Conceptual, pois claro. Cinemático, mais ainda. Visionário, sempre. Lynchiano? Ora aí está a banda sonora que Angelo Badalamenti nunca chegou a compor. Tal como Twin Peaks via a sua exibição ser prematuramente cancelada pela ABC após 22 episódios, também Gore Motel corre o risco de ser interrompido por um dedo maldoso tal é a sua densidade. O breu emanado pelo seu vagaroso arrastar alimenta a evidente noção de que um dos protagonistas deste filme pode "lerpar" a qualquer momento, certamente por asfixia ou envenenamento. A morte por causas naturais não faz parte do universo Bohren.

"Der Maggot Tango" é carnificina passional sob tecto de salão de dança (de rosa espinhada na boca). Logo depois, "Texas Keller" é fuga pelo deserto com uma valente ressaca e depósito nas últimas gotas. Este é o meu filme, mas ao som do Maestro Bohren cada um concebe o seu. E ninguém faz filmes de olhos abertos. Por altura de "Thrash Altenessen" já gozo de um requintado lap dance por conta de uma Rose McGowan enclausurada em corpete de latex. O freak show de Marylin Manson equivale a um episódio dos Teletubbies se comparado com o convite à demência que é Gore Motel, capaz de duplicar o número de vítimas no caso de cair nas mãos do serial killer errado.

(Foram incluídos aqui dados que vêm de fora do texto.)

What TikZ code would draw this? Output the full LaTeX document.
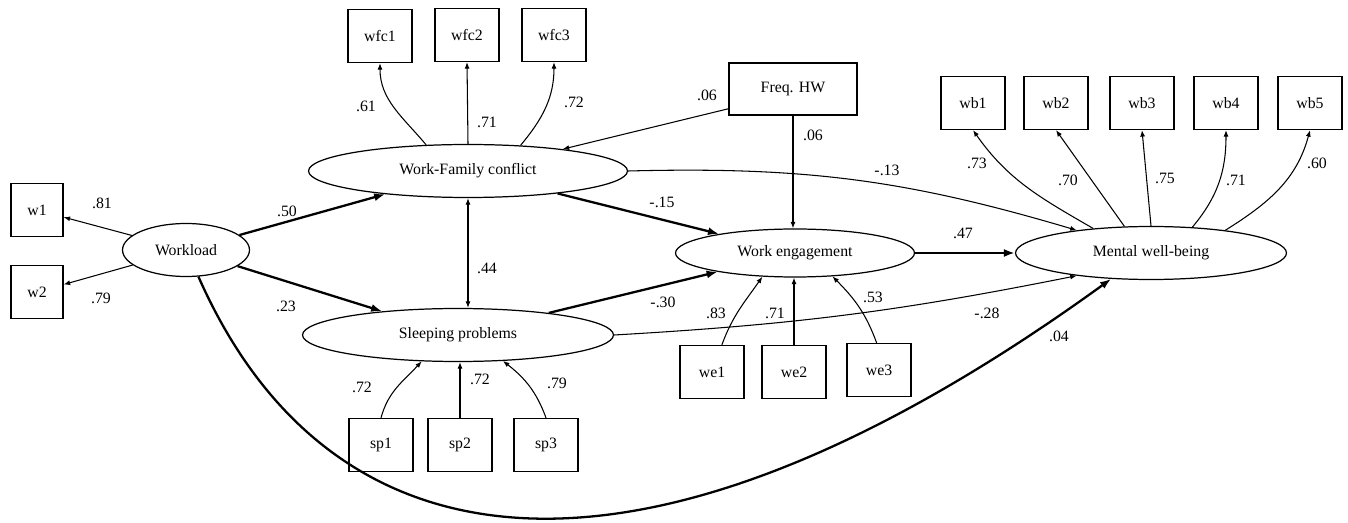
\documentclass[tikz,border=0pt]{standalone}
\usepackage{fontspec}
\setmainfont{Liberation Serif}
\usetikzlibrary{shapes.geometric, arrows.meta}

\begin{document}
\begin{tikzpicture}[x=0.02cm, y=0.02cm, font=\fontsize{9}{11}\selectfont,
    obs/.style={draw, line width=0.7pt, minimum width=1.28cm, minimum height=1.06cm, inner sep=0pt},
    lat/.style={draw, ellipse, line width=0.7pt, minimum height=1.06cm, inner sep=0pt},
    coef/.style={inner sep=1pt},
    thinarrow/.style={-{Latex[length=1.3mm,width=1mm]}, line width=0.6pt},
    thickarrow/.style={-{Latex[length=2.2mm,width=1.6mm]}, line width=1.3pt}]

    \useasboundingbox (0,0) rectangle (1348,-523);

    % latent variables
    \node[lat, minimum width=2.54cm] (wl) at (186,-250) {Workload};
    \node[lat, minimum width=6.38cm] (wfc) at (468,-171) {Work-Family conflict};
    \node[lat, minimum width=6.22cm] (sp) at (458,-335) {Sleeping problems};
    \node[lat, minimum width=4.78cm, minimum height=0.96cm] (we) at (795,-253) {Work engagement};
    \node[lat, minimum width=5.42cm] (mwb) at (1151,-253) {Mental well-being};

    % observed variables
    \node[obs, minimum width=1.04cm] (w1) at (37,-210) {w1};
    \node[obs, minimum width=1.04cm] (w2) at (37,-292) {w2};
    \node[obs] (wfc1) at (380,-36) {wfc1};
    \node[obs] (wfc2) at (467,-35) {wfc2};
    \node[obs] (wfc3) at (554,-35) {wfc3};
    \node[obs, minimum width=2.56cm, minimum height=1.04cm] (fhw) at (793,-89) {Freq. HW};
    \node[obs] (sp1) at (381,-445) {sp1};
    \node[obs] (sp2) at (460,-445) {sp2};
    \node[obs] (sp3) at (546,-445) {sp3};
    \node[obs] (we1) at (712,-372) {we1};
    \node[obs] (we2) at (794,-372) {we2};
    \node[obs] (we3) at (879,-370) {we3};
    \node[obs] (wb1) at (973,-103) {wb1};
    \node[obs] (wb2) at (1056,-103) {wb2};
    \node[obs] (wb3) at (1142,-103) {wb3};
    \node[obs] (wb4) at (1226,-103) {wb4};
    \node[obs] (wb5) at (1310,-103) {wb5};

    % measurement part
    \draw[thinarrow] (wl) -- (w1);
    \draw[thinarrow] (wl) -- (w2);
    \draw[thinarrow] (wfc.148) to[out=130, in=-90] (wfc1.south);
    \draw[thinarrow] (wfc.north) -- (wfc2.south);
    \draw[thinarrow] (wfc.26) to[out=50, in=-90] (wfc3.south);
    \draw[thinarrow] (mwb.157) to[out=150, in=-55] (wb1.south);
    \draw[thinarrow] (mwb.135) -- (wb2.south);
    \draw[thinarrow] (mwb.north) -- (wb3.south);
    \draw[thinarrow] (mwb.32) to[out=50, in=-90] (wb4.south);
    \draw[thinarrow] (mwb.17) to[out=32, in=-105] (wb5.south);
    \draw[thinarrow] (we1.70) to[out=70, in=-125] (we.216);
    \draw[thinarrow] (we2.north) -- (we2.north |- we.south);
    \draw[thinarrow] (we3.95) to[out=110, in=-45] (we.-32);
    \draw[thinarrow] (sp1.north) to[out=75, in=-133] (sp.216);
    \draw[thinarrow] (sp2.north) -- (sp2.north |- sp.south);
    \draw[thinarrow] (sp3.north) to[out=110, in=-38] (sp.-30);

    % structural part
    \draw[thickarrow] (wl) -- (wfc);
    \draw[thickarrow] (wl) -- (sp);
    \draw[thickarrow] (wfc) -- (we);
    \draw[thickarrow] (sp) -- (we);
    \draw[thickarrow] (we) -- (mwb);
    \draw[thickarrow] (wl.295) .. controls (330,-575) and (640,-620) .. (mwb.213);
    \draw[thinarrow] (wfc.east) to[bend left=9] (mwb.163);
    \draw[thinarrow] (sp.east) to[bend right=4] (mwb.197);
    \draw[thinarrow, {Latex[length=1.3mm,width=1mm]}-{Latex[length=1.3mm,width=1mm]}] (wfc.south) -- (wfc.south |- sp.north);
    \draw[thinarrow] (fhw.197) -- (wfc.13);
    \draw[thinarrow] (fhw.south) -- (fhw.south |- we.north);

    % coefficients
    \node[coef] (c-w1) at (102,-203) {.81};
    \node[coef] (c-w2) at (101,-298) {.79};
    \node[coef] (c-wfc) at (287,-211) {.50};
    \node[coef] (c-sp) at (286,-306) {.23};
    \node[coef] (c-wfc1) at (366,-106) {.61};
    \node[coef] (c-wfc2) at (487,-122) {.71};
    \node[coef] (c-wfc3) at (574,-102) {.72};
    \node[coef] (c-fhwa) at (707,-95) {.06};
    \node[coef] (c-fhwb) at (813,-135) {.06};
    \node[coef] (c-wfcmwb) at (887,-170) {-.13};
    \node[coef] (c-wfcwe) at (662,-202) {-.15};
    \node[coef] (c-wemwb) at (963,-233) {.47};
    \node[coef] (c-cov) at (487,-268) {.44};
    \node[coef] (c-spwe) at (663,-302) {-.30};
    \node[coef] (c-we1) at (716,-313) {.83};
    \node[coef] (c-we2) at (775,-313) {.71};
    \node[coef] (c-we3) at (873,-297) {.53};
    \node[coef] (c-spmwb) at (987,-313) {-.28};
    \node[coef] (c-wb1) at (977,-163) {.73};
    \node[coef] (c-wb2) at (1068,-180) {.70};
    \node[coef] (c-wb3) at (1165,-178) {.75};
    \node[coef] (c-wb4) at (1236,-180) {.71};
    \node[coef] (c-wb5) at (1317,-163) {.60};
    \node[coef] (c-sp1) at (362,-387) {.72};
    \node[coef] (c-sp2) at (480,-379) {.72};
    \node[coef] (c-sp3) at (557,-383) {.79};
    \node[coef] (c-wlmwb) at (1059,-336) {.04};

\end{tikzpicture}
\end{document}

Permitam-me tamanhas hipérboles, pois o caso é mesmo para tanto, ou até mesmo para mais.

As inscrições para aderir ao clube já estão abertas. Este é o disco que faltava aos góticos em plena fase de crise existencial e aos entusiastas de jazz com um fraquinho pelo filme de terror rasca (viva o Lusomundo Action!). Além de vampírica fome insaciável, deixará no ar a sensação de que a morte passou por perto. Estranho é que tudo em Gore Motel nos remeta para o mais negro dos corvos quando é sabido que discos tão raros e preciosos como este só se encontram pelo bico de um simpático pássaro azul. Hoje acrescentei uma alínea ao meu testamento: em vez da marcha fúnebre, quero que seja Gore Motel a acompanhar-me até à minha última morada.